═══ ITEMS ═══

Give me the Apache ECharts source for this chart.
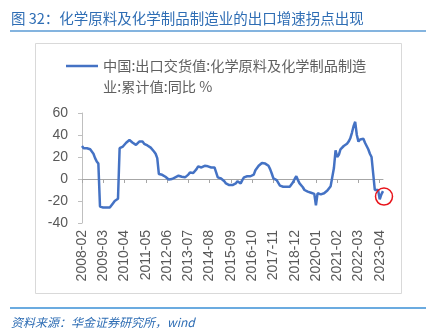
<!DOCTYPE html>
<html>
<head>
<meta charset="utf-8">
<script src="https://cdn.jsdelivr.net/npm/echarts@6/dist/echarts.min.js"></script>
<style>
  html, body { margin: 0; padding: 0; background: #fff; }
  #chart { width: 430px; height: 328px; }
</style>
</head>
<body>
<div id="chart"></div>
<script>
// Monthly categories from 2008-02 to 2023-06
const startYear = 2008;
const startMonth = 2;
const monthCount = 185;
const months = [];
for (let k = 0; k < monthCount; k++) {
  const m = startMonth - 1 + k;
  const y = startYear + Math.floor(m / 12);
  const mm = (m % 12) + 1;
  months.push(y + '-' + (mm < 10 ? '0' + mm : mm));
}

// 中国:出口交货值:化学原料及化学制品制造业:累计值:同比 (%)
const exportYoY = [
  30, 28, 28, 28, 27.5, 27, 26, 23, 19, 16, 14,
  -25, -26, -26, -26.5, -26, -27, -26, -24.5, -22, -20, -19, -18,
  28, 29, 29.5, 31, 33, 34.5, 35.5, 35, 33, 32, 31, 32.5, 34,
  33, 34, 32, 31, 30.5, 29.5, 28.5, 27, 25, 23, 19,
  4.5, 4, 3.8, 3, 2, 0.5, -0.5, -1.5, 0, 1, 1.5, 2.5,
  3, 4.5, 2, 1.5, 1.5, 1.5, 4, 6, 5.5, 5.5, 7, 9,
  11.5, 10.5, 10.5, 11.5, 12, 13.5, 11.5, 10.5, 10.5, 10.5, 10.5, 6,
  1.5, 1, 0.5, -0.5, -2, -4, -5, -5.5, -5.5, -5.5, -5, -4,
  -2, -2.5, -4, -1, 1.5, 2, 2.5, 2.5, 2.5, 2.5, 4, 8,
  10, 12, 13.5, 14.5, 14, 14, 13, 12, 9, 5, 0.5, 0,
  -1, -1, -6, -7, -7, -7, -7, -6.5, -7, -5.5, -3, 0,
  2.5, -1, -4, -5.5, -7.5, -10, -11, -11.5, -12, -12.5, -13, -13.5,
  -24, -13, -12.5, -14, -15, -13, -12, -10.5, -9, -6.5, -5, 10,
  26, 20, 22, 27, 28.5, 30, 31, 32, 34, 37, 42, 48,
  52, 40, 34, 36, 37, 36.5, 33, 30, 27, 23, 20, 5,
  -10, -10, -10, -18.5, -14, -11
];

const yTicks = { min: -40, max: 60, interval: 20 };
const titleText = '图 32：化学原料及化学制品制造业的出口增速拐点出现';
const legendLines = ['中国:出口交货值:化学原料及化学制品制造', '业:累计值:同比 %'];
const sourceText = '资料来源：华金证券研究所，wind';
const turnValue = -16;

const latin = '"Liberation Sans", Arial, sans-serif';
const cjk = '"Noto Sans CJK SC", "Liberation Sans", sans-serif';
const grey = '#595959';
const blue = '#2e6db4';

const chart = echarts.init(document.getElementById('chart'), null, { renderer: 'canvas' });

chart.setOption({
  animation: false,
  backgroundColor: '#fff',
  grid: { left: 82, right: 47, top: 113, bottom: 105, containLabel: false },
  xAxis: [
    {
      // zero line with tick marks
      type: 'category',
      data: months,
      position: 'top',
      boundaryGap: false,
      axisLine: { show: true, onZero: true, lineStyle: { color: '#a6a6a6', width: 1 } },
      axisTick: { show: true, inside: true, interval: 12, length: 4, lineStyle: { color: '#a6a6a6' } },
      axisLabel: { show: false },
      splitLine: { show: false }
    },
    {
      // date labels along the bottom
      type: 'category',
      data: months,
      position: 'bottom',
      boundaryGap: false,
      axisLine: { show: false, onZero: false },
      axisTick: { show: false },
      axisLabel: {
        show: true,
        interval: 12,
        rotate: 90,
        margin: 7,
        color: grey,
        fontSize: 14,
        fontFamily: latin
      },
      splitLine: { show: false }
    }
  ],
  yAxis: {
    type: 'value',
    min: yTicks.min,
    max: yTicks.max,
    interval: yTicks.interval,
    axisLine: { show: true, lineStyle: { color: '#bfbfbf' } },
    axisTick: { show: true, length: 4, lineStyle: { color: '#bfbfbf' } },
    axisLabel: { color: grey, fontSize: 14, fontFamily: latin, margin: 14 },
    splitLine: { show: false }
  },
  series: [
    {
      name: '中国:出口交货值:化学原料及化学制品制造业:累计值:同比',
      type: 'line',
      xAxisIndex: 0,
      data: exportYoY,
      symbol: 'none',
      lineStyle: { color: '#4472c4', width: 2.5 },
      itemStyle: { color: '#4472c4' },
      markPoint: {
        symbol: 'circle',
        symbolSize: 17,
        symbolOffset: [1, 0],
        silent: true,
        label: { show: false },
        itemStyle: { color: 'rgba(0,0,0,0)', borderColor: '#e8141b', borderWidth: 1.5 },
        data: [{ coord: [months[months.length - 1], turnValue] }]
      }
    }
  ],
  graphic: [
    {
      type: 'text',
      left: 11,
      top: 11,
      style: { text: titleText, fill: blue, font: '14.5px ' + cjk }
    },
    {
      type: 'line',
      shape: { x1: 10, y1: 31, x2: 426, y2: 31 },
      style: { stroke: '#5b9bd5', lineWidth: 1.5 }
    },
    {
      type: 'rect',
      shape: { x: 35.5, y: 43.5, width: 366, height: 250 },
      style: { fill: 'none', stroke: '#d9d9d9', lineWidth: 1 },
      z: -1
    },
    {
      type: 'line',
      shape: { x1: 66, y1: 66, x2: 98, y2: 66 },
      style: { stroke: '#4472c4', lineWidth: 2.5 }
    },
    {
      type: 'text',
      x: 103,
      y: 66,
      style: { text: legendLines[0], fill: '#606060', font: '14.2px ' + cjk, verticalAlign: 'middle' }
    },
    {
      type: 'text',
      x: 103,
      y: 87,
      style: { text: legendLines[1], fill: '#606060', font: '14.2px ' + cjk, verticalAlign: 'middle' }
    },
    {
      type: 'line',
      shape: { x1: 10, y1: 308, x2: 426, y2: 308 },
      style: { stroke: '#3a8fd6', lineWidth: 1.5 }
    },
    {
      type: 'text',
      x: 11,
      y: 322,
      style: { text: sourceText, fill: blue, font: 'italic 12px ' + cjk, verticalAlign: 'middle' }
    }
  ]
});
</script>
</body>
</html>
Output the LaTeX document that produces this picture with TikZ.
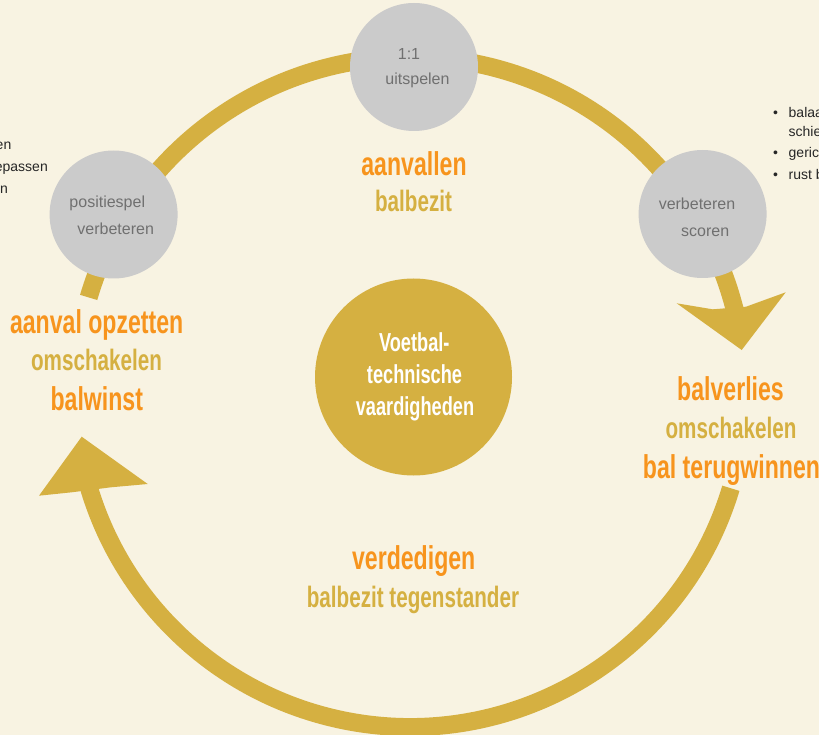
\documentclass[tikz,border=0pt]{standalone}
\usepackage{fontspec}
\setmainfont{Liberation Sans}
\newfontfamily\agency[FakeStretch=0.70]{Liberation Sans Bold}
\usetikzlibrary{calc}
\definecolor{bg}{HTML}{F8F3E2}
\definecolor{ring}{HTML}{D5B041}
\definecolor{orng}{HTML}{F7941D}
\definecolor{circgray}{HTML}{CBCBCB}
\definecolor{txtgray}{HTML}{707070}
\tikzset{
  ringline/.style={draw=ring, line width=18pt},
  headshape/.style={fill=ring, draw=none},
  gcirc/.style={circle, fill=circgray, minimum size=128pt, inner sep=0pt},
  gtxt/.style={anchor=base, inner sep=0pt, text=txtgray, font=\fontsize{16}{16}\selectfont},
  headtxt/.style={anchor=base, inner sep=0pt, text=orng, font=\agency\fontsize{33}{33}\selectfont},
  subtxt/.style={anchor=base, inner sep=0pt, text=ring, font=\agency\fontsize{29.5}{29.5}\selectfont},
  ctrtxt/.style={anchor=base, inner sep=0pt, text=white, font=\agency\fontsize{26}{26}\selectfont},
  btxt/.style={inner sep=0pt, text=black!85, font=\fontsize{14}{14}\selectfont},
}
\begin{document}
\begin{tikzpicture}[x=1pt,y=-1pt]
\clip (0,0) rectangle (819,735);
\fill[bg] (0,0) rectangle (819,735);
\coordinate (C) at (410,392);

% upper arc with arrow towards balverlies
\draw[ringline] ($(C)+(196.4:335)$) arc[start angle=196.4, end angle=348, radius=335];
\fill[headshape] (741.7,350) -- (785.7,292.3) -- (746,306.7) -- (712.7,309.3) -- (676.7,303.3) -- cycle;

% lower arc with arrow towards balwinst
\draw[ringline] ($(C)+(16.7:335)$) arc[start angle=16.7, end angle=166, radius=335];
\fill[headshape] (81.7,436.7) -- (39,495.7) -- (71.7,492.3) -- (111,487.3) -- (147.7,484) -- cycle;

% grey circles
\node[gcirc] (cpos) at (113.6,214.5) {};
\node[gcirc] (ctop) at (414,67) {};
\node[gcirc] (cscr) at (702.6,214) {};
\node[gtxt] (tpos1) at (107.3,208) {positiespel};
\node[gtxt] (tpos2) at (115.7,235) {verbeteren};
\node[gtxt] (ttop1) at (409,60) {1:1};
\node[gtxt] (ttop2) at (417.5,85) {uitspelen};
\node[gtxt] (tscr1) at (697,210) {verbeteren};
\node[gtxt] (tscr2) at (705.2,237) {scoren};

% centre
\node[circle, fill=ring, minimum size=197pt, inner sep=0pt] (core) at (413.5,377) {};
\node[ctrtxt] (core1) at (414.3,351.6) {Voetbal-};
\node[ctrtxt] (core2) at (414.5,383.5) {technische};
\node[ctrtxt] (core3) at (415,415) {vaardigheden};

% phase labels
\node[headtxt] (att1) at (414,175.8) {aanvallen};
\node[subtxt]  (att2) at (413.5,212) {balbezit};

\node[headtxt] (win1) at (96.7,333.8) {aanval opzetten};
\node[subtxt]  (win2) at (96.5,370.4) {omschakelen};
\node[headtxt] (win3) at (96.8,410.2) {balwinst};

\node[headtxt] (los1) at (730.5,400.8) {balverlies};
\node[subtxt]  (los2) at (731,438.3) {omschakelen};
\node[headtxt] (los3) at (731.5,478.2) {bal terugwinnen};

\node[headtxt] (def1) at (413.7,569.6) {verdedigen};
\node[subtxt]  (def2) at (413,607) {balbezit tegenstander};

% cut-off side texts
\node[btxt, anchor=base east] (l1) at (11.5,150) {en};
\node[btxt, anchor=base east] (l2) at (48,171.5) {epassen};
\node[btxt, anchor=base east] (l3) at (8,193.5) {n};

\node[btxt, anchor=base] (rb1) at (775.5,118) {•};
\node[btxt, anchor=base west] (r1) at (788.5,118) {balaa};
\node[btxt, anchor=base west] (r2) at (788.5,137) {schie};
\node[btxt, anchor=base] (rb3) at (775.5,158) {•};
\node[btxt, anchor=base west] (r3) at (788.5,158) {geric};
\node[btxt, anchor=base] (rb4) at (775.5,180) {•};
\node[btxt, anchor=base west] (r4) at (788.5,180) {rust b};
\end{tikzpicture}
\end{document}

═══

- _STATED TASK_
Repeat exactly, and only, the lines between the line holding "Output the LaTeX" and the line holding "(C) at (410,392);", inclusive, leaving pictures out.

- _EXERCISE RESPONSE_
Output the LaTeX document that produces this picture with TikZ.
\documentclass[tikz,border=0pt]{standalone}
\usepackage{fontspec}
\setmainfont{Liberation Sans}
\newfontfamily\agency[FakeStretch=0.70]{Liberation Sans Bold}
\usetikzlibrary{calc}
\definecolor{bg}{HTML}{F8F3E2}
\definecolor{ring}{HTML}{D5B041}
\definecolor{orng}{HTML}{F7941D}
\definecolor{circgray}{HTML}{CBCBCB}
\definecolor{txtgray}{HTML}{707070}
\tikzset{
  ringline/.style={draw=ring, line width=18pt},
  headshape/.style={fill=ring, draw=none},
  gcirc/.style={circle, fill=circgray, minimum size=128pt, inner sep=0pt},
  gtxt/.style={anchor=base, inner sep=0pt, text=txtgray, font=\fontsize{16}{16}\selectfont},
  headtxt/.style={anchor=base, inner sep=0pt, text=orng, font=\agency\fontsize{33}{33}\selectfont},
  subtxt/.style={anchor=base, inner sep=0pt, text=ring, font=\agency\fontsize{29.5}{29.5}\selectfont},
  ctrtxt/.style={anchor=base, inner sep=0pt, text=white, font=\agency\fontsize{26}{26}\selectfont},
  btxt/.style={inner sep=0pt, text=black!85, font=\fontsize{14}{14}\selectfont},
}
\begin{document}
\begin{tikzpicture}[x=1pt,y=-1pt]
\clip (0,0) rectangle (819,735);
\fill[bg] (0,0) rectangle (819,735);
\coordinate (C) at (410,392);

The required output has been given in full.